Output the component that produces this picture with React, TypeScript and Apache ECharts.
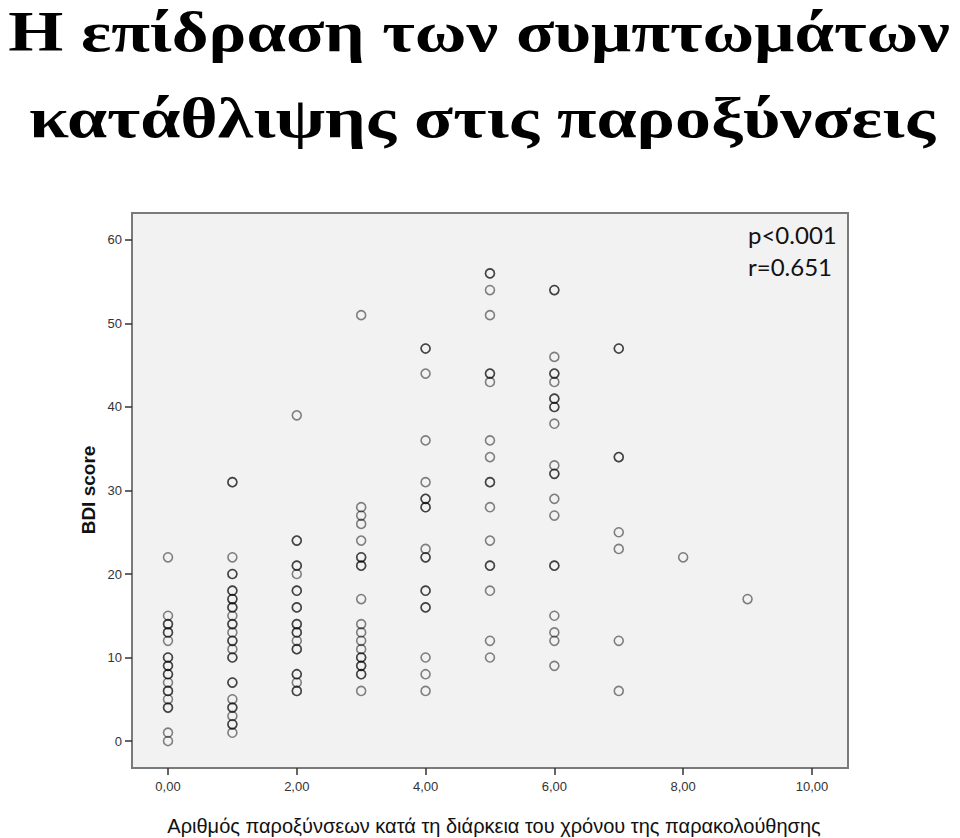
import React, { useEffect, useRef } from "react";
import * as echarts from "echarts";

// BDI score values per number of exacerbations during follow-up
const exCounts = [0, 1, 2, 3, 4, 5, 6, 7, 8, 9];
const bdi0 = [22, 15, 14, 14, 13, 13, 12, 10, 10, 9, 9, 8, 8, 7, 6, 6, 5, 4, 4, 1, 0];
const bdi1 = [31, 31, 22, 20, 20, 18, 18, 17, 17, 16, 16, 15, 14, 14, 13, 12, 12, 11, 10, 10, 7, 7, 5, 4, 4, 3, 2, 2, 1];
const bdi2 = [39, 24, 24, 21, 21, 20, 18, 18, 16, 16, 14, 14, 13, 13, 12, 11, 11, 8, 8, 7, 6, 6];
const bdi3 = [51, 28, 27, 26, 24, 22, 22, 21, 21, 17, 14, 13, 12, 11, 10, 10, 9, 9, 8, 8, 6];
const bdi4 = [47, 47, 44, 36, 31, 29, 29, 28, 28, 23, 22, 22, 18, 18, 16, 16, 10, 8, 6];
const bdi5 = [56, 56, 54, 51, 44, 44, 43, 36, 34, 31, 31, 28, 24, 21, 21, 18, 12, 10];
const bdi6 = [54, 54, 46, 44, 44, 43, 41, 41, 40, 40, 38, 33, 32, 32, 29, 27, 21, 21, 15, 13, 12, 9];
const bdi7 = [47, 47, 34, 34, 25, 23, 12, 6];
const bdi8 = [22];
const bdi9 = [17];
const bdiByCount = [bdi0, bdi1, bdi2, bdi3, bdi4, bdi5, bdi6, bdi7, bdi8, bdi9];

const xTicks = [0, 2, 4, 6, 8, 10];
const yTicks = [0, 10, 20, 30, 40, 50, 60];

const titleLine1 = "Η επίδραση των συμπτωμάτων";
const titleLine2 = "κατάθλιψης στις παροξύνσεις";
const xName = "Αριθμός παροξύνσεων κατά τη διάρκεια του χρόνου της παρακολούθησης";
const yName = "BDI score";
const stats = ["p<0.001", "r=0.651"];

export default function App() {
  const ref = useRef<HTMLDivElement>(null);
  useEffect(() => {
    document.body.style.margin = "0";
    if (!ref.current) return;
    const chart = echarts.init(ref.current, undefined, { renderer: "svg" });
    const points: number[][] = [];
    exCounts.forEach((c, i) => bdiByCount[i].forEach((v) => points.push([c, v])));

    const titleFont = 'bold 58px "Liberation Serif", "Times New Roman", serif';

    chart.setOption({
      animation: false,
      backgroundColor: "#ffffff",
      grid: {
        left: 132,
        top: 213,
        width: 716,
        height: 555,
        show: true,
        backgroundColor: "#f2f2f2",
        borderColor: "#7a7a7a",
        borderWidth: 2,
      },
      xAxis: {
        type: "value",
        min: -0.559,
        max: 10.56,
        axisLine: { show: false, onZero: false },
        splitLine: { show: false },
        axisTick: {
          show: true,
          customValues: xTicks,
          length: 7,
          lineStyle: { color: "#333", width: 1.5 },
        },
        axisLabel: {
          customValues: xTicks,
          margin: 12,
          color: "#333",
          fontFamily: "Liberation Sans, Arial, sans-serif",
          fontSize: 13,
          formatter: (v: number) => v.toFixed(2).replace(".", ","),
        },
      },
      yAxis: {
        type: "value",
        min: -3.23,
        max: 63.23,
        axisLine: { show: false, onZero: false },
        splitLine: { show: false },
        axisTick: {
          show: true,
          customValues: yTicks,
          length: 7,
          lineStyle: { color: "#333", width: 1.5 },
        },
        axisLabel: {
          customValues: yTicks,
          margin: 10,
          color: "#333",
          fontFamily: "Liberation Sans, Arial, sans-serif",
          fontSize: 13,
          formatter: (v: number) => String(v),
        },
      },
      series: [
        {
          type: "scatter",
          data: points,
          symbol: "circle",
          symbolSize: 9,
          itemStyle: {
            color: "rgba(0,0,0,0)",
            borderColor: "rgba(0,0,0,0.6)",
            borderWidth: 1.6,
          },
          emphasis: { disabled: true },
        },
      ],
      graphic: [
        {
          type: "text",
          x: 479,
          y: 31,
          scaleX: 1.22,
          style: {
            text: titleLine1,
            font: titleFont,
            fill: "#000",
            align: "center",
            verticalAlign: "middle",
          },
        },
        {
          type: "text",
          x: 482,
          y: 117,
          scaleX: 1.24,
          style: {
            text: titleLine2,
            font: titleFont,
            fill: "#000",
            align: "center",
            verticalAlign: "middle",
          },
        },
        {
          type: "text",
          x: 88,
          y: 490,
          rotation: Math.PI / 2,
          style: {
            text: yName,
            font: 'bold 19px "Liberation Sans", Arial, sans-serif',
            fill: "#111",
            align: "center",
            verticalAlign: "middle",
          },
        },
        {
          type: "text",
          x: 494,
          y: 826,
          style: {
            text: xName,
            font: '20px "Liberation Sans", Arial, sans-serif',
            fill: "#111",
            align: "center",
            verticalAlign: "middle",
          },
        },
        {
          type: "text",
          x: 748,
          y: 234,
          style: {
            text: stats[0],
            font: '24px Lato, "Open Sans", sans-serif',
            fill: "#111",
            align: "left",
            verticalAlign: "middle",
          },
        },
        {
          type: "text",
          x: 748,
          y: 266,
          style: {
            text: stats[1],
            font: '24px Lato, "Open Sans", sans-serif',
            fill: "#111",
            align: "left",
            verticalAlign: "middle",
          },
        },
      ],
    });
    return () => chart.dispose();
  }, []);
  return <div ref={ref} style={{ width: 960, height: 838 }} />;
}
----------------
**PROBLEM STATEMENT**
Your task is to repeat the data above exactly while excluding the pictures.

**SOLUTION**
Output the component that produces this picture with React, TypeScript and Apache ECharts.
import React, { useEffect, useRef } from "react";
import * as echarts from "echarts";

// BDI score values per number of exacerbations during follow-up
const exCounts = [0, 1, 2, 3, 4, 5, 6, 7, 8, 9];
const bdi0 = [22, 15, 14, 14, 13, 13, 12, 10, 10, 9, 9, 8, 8, 7, 6, 6, 5, 4, 4, 1, 0];
const bdi1 = [31, 31, 22, 20, 20, 18, 18, 17, 17, 16, 16, 15, 14, 14, 13, 12, 12, 11, 10, 10, 7, 7, 5, 4, 4, 3, 2, 2, 1];
const bdi2 = [39, 24, 24, 21, 21, 20, 18, 18, 16, 16, 14, 14, 13, 13, 12, 11, 11, 8, 8, 7, 6, 6];
const bdi3 = [51, 28, 27, 26, 24, 22, 22, 21, 21, 17, 14, 13, 12, 11, 10, 10, 9, 9, 8, 8, 6];
const bdi4 = [47, 47, 44, 36, 31, 29, 29, 28, 28, 23, 22, 22, 18, 18, 16, 16, 10, 8, 6];
const bdi5 = [56, 56, 54, 51, 44, 44, 43, 36, 34, 31, 31, 28, 24, 21, 21, 18, 12, 10];
const bdi6 = [54, 54, 46, 44, 44, 43, 41, 41, 40, 40, 38, 33, 32, 32, 29, 27, 21, 21, 15, 13, 12, 9];
const bdi7 = [47, 47, 34, 34, 25, 23, 12, 6];
const bdi8 = [22];
const bdi9 = [17];
const bdiByCount = [bdi0, bdi1, bdi2, bdi3, bdi4, bdi5, bdi6, bdi7, bdi8, bdi9];

const xTicks = [0, 2, 4, 6, 8, 10];
const yTicks = [0, 10, 20, 30, 40, 50, 60];

const titleLine1 = "Η επίδραση των συμπτωμάτων";
const titleLine2 = "κατάθλιψης στις παροξύνσεις";
const xName = "Αριθμός παροξύνσεων κατά τη διάρκεια του χρόνου της παρακολούθησης";
const yName = "BDI score";
const stats = ["p<0.001", "r=0.651"];

export default function App() {
  const ref = useRef<HTMLDivElement>(null);
  useEffect(() => {
    document.body.style.margin = "0";
    if (!ref.current) return;
    const chart = echarts.init(ref.current, undefined, { renderer: "svg" });
    const points: number[][] = [];
    exCounts.forEach((c, i) => bdiByCount[i].forEach((v) => points.push([c, v])));

    const titleFont = 'bold 58px "Liberation Serif", "Times New Roman", serif';

    chart.setOption({
      animation: false,
      backgroundColor: "#ffffff",
      grid: {
        left: 132,
        top: 213,
        width: 716,
        height: 555,
        show: true,
        backgroundColor: "#f2f2f2",
        borderColor: "#7a7a7a",
        borderWidth: 2,
      },
      xAxis: {
        type: "value",
        min: -0.559,
        max: 10.56,
        axisLine: { show: false, onZero: false },
        splitLine: { show: false },
        axisTick: {
          show: true,
          customValues: xTicks,
          length: 7,
          lineStyle: { color: "#333", width: 1.5 },
        },
        axisLabel: {
          customValues: xTicks,
          margin: 12,
          color: "#333",
          fontFamily: "Liberation Sans, Arial, sans-serif",
          fontSize: 13,
          formatter: (v: number) => v.toFixed(2).replace(".", ","),
        },
      },
      yAxis: {
        type: "value",
        min: -3.23,
        max: 63.23,
        axisLine: { show: false, onZero: false },
        splitLine: { show: false },
        axisTick: {
          show: true,
          customValues: yTicks,
          length: 7,
          lineStyle: { color: "#333", width: 1.5 },
        },
        axisLabel: {
          customValues: yTicks,
          margin: 10,
          color: "#333",
          fontFamily: "Liberation Sans, Arial, sans-serif",
          fontSize: 13,
          formatter: (v: number) => String(v),
        },
      },
      series: [
        {
          type: "scatter",
          data: points,
          symbol: "circle",
          symbolSize: 9,
          itemStyle: {
            color: "rgba(0,0,0,0)",
            borderColor: "rgba(0,0,0,0.6)",
            borderWidth: 1.6,
          },
          emphasis: { disabled: true },
        },
      ],
      graphic: [
        {
          type: "text",
          x: 479,
          y: 31,
          scaleX: 1.22,
          style: {
            text: titleLine1,
            font: titleFont,
            fill: "#000",
            align: "center",
            verticalAlign: "middle",
          },
        },
        {
          type: "text",
          x: 482,
          y: 117,
          scaleX: 1.24,
          style: {
            text: titleLine2,
            font: titleFont,
            fill: "#000",
            align: "center",
            verticalAlign: "middle",
          },
        },
        {
          type: "text",
          x: 88,
          y: 490,
          rotation: Math.PI / 2,
          style: {
            text: yName,
            font: 'bold 19px "Liberation Sans", Arial, sans-serif',
            fill: "#111",
            align: "center",
            verticalAlign: "middle",
          },
        },
        {
          type: "text",
          x: 494,
          y: 826,
          style: {
            text: xName,
            font: '20px "Liberation Sans", Arial, sans-serif',
            fill: "#111",
            align: "center",
            verticalAlign: "middle",
          },
        },
        {
          type: "text",
          x: 748,
          y: 234,
          style: {
            text: stats[0],
            font: '24px Lato, "Open Sans", sans-serif',
            fill: "#111",
            align: "left",
            verticalAlign: "middle",
          },
        },
        {
          type: "text",
          x: 748,
          y: 266,
          style: {
            text: stats[1],
            font: '24px Lato, "Open Sans", sans-serif',
            fill: "#111",
            align: "left",
            verticalAlign: "middle",
          },
        },
      ],
    });
    return () => chart.dispose();
  }, []);
  return <div ref={ref} style={{ width: 960, height: 838 }} />;
}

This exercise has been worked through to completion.